**Exercise details**: Reproduce exactly, with no pictures, each line from the opening of the material down through the line containing "import numpy as np".
╔══
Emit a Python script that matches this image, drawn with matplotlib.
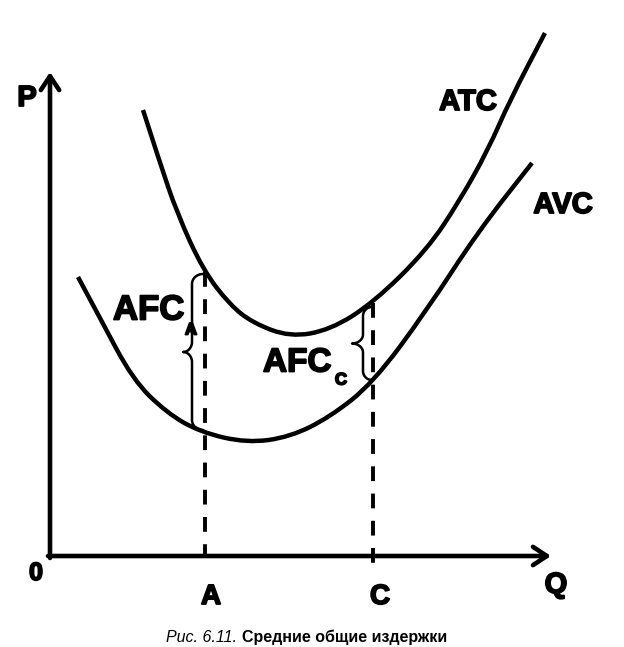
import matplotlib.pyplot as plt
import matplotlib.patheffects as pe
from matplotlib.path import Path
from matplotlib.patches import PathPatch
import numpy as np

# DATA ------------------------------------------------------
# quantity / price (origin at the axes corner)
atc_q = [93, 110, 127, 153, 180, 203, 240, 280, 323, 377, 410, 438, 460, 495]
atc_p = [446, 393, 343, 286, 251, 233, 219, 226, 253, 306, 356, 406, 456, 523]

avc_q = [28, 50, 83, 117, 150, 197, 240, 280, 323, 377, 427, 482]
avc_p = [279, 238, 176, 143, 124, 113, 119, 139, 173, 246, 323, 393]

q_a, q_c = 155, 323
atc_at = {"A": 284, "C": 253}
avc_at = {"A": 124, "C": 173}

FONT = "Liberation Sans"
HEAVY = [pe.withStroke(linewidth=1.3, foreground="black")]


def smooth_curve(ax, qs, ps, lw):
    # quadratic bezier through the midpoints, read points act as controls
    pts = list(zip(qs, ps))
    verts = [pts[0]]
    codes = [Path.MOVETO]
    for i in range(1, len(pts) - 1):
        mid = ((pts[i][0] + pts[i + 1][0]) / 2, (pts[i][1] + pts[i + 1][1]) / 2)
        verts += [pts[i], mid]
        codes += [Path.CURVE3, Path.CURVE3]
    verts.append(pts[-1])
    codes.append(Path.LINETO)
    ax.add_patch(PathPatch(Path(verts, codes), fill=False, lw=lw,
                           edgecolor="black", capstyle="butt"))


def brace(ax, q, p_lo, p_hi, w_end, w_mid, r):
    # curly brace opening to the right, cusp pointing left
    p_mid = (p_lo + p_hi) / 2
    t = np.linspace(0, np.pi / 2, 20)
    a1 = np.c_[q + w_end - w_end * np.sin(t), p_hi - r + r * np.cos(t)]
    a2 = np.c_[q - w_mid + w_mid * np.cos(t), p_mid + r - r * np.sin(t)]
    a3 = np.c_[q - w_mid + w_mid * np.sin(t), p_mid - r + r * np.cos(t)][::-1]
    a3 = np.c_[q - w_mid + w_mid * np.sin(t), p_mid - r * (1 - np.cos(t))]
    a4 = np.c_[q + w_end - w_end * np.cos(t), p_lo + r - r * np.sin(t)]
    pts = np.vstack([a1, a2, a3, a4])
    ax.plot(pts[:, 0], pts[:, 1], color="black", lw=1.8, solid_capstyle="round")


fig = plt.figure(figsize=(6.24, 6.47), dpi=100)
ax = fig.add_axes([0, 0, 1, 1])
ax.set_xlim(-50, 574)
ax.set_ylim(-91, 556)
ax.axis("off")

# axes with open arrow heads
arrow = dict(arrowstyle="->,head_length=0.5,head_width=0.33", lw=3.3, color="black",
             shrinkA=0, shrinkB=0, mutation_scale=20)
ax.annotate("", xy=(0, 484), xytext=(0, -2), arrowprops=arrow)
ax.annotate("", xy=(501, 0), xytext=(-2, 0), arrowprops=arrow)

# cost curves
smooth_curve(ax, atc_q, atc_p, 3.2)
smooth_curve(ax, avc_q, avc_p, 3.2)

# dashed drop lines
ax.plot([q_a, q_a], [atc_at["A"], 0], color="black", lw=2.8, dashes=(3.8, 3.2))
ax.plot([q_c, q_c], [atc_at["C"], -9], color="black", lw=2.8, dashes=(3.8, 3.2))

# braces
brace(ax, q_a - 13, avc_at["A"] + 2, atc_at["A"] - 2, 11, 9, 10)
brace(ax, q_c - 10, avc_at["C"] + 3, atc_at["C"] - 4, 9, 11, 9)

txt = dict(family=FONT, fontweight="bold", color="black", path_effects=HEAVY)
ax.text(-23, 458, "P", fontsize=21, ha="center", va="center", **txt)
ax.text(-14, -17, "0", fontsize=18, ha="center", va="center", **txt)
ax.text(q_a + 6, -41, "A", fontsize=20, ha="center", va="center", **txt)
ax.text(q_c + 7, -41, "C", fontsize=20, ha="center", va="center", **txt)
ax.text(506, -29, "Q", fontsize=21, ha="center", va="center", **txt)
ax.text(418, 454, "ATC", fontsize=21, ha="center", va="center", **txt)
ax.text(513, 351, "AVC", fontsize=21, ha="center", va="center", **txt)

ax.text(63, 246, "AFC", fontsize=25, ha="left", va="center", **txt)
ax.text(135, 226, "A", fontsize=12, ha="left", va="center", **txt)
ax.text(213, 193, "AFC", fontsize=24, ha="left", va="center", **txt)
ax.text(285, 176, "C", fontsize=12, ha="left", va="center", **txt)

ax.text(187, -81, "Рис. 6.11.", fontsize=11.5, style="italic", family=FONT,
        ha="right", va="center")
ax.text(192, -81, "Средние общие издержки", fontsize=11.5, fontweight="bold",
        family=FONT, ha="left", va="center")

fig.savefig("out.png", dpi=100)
╚══
**Written response**:
Emit a Python script that matches this image, drawn with matplotlib.
import matplotlib.pyplot as plt
import matplotlib.patheffects as pe
from matplotlib.path import Path
from matplotlib.patches import PathPatch
import numpy as np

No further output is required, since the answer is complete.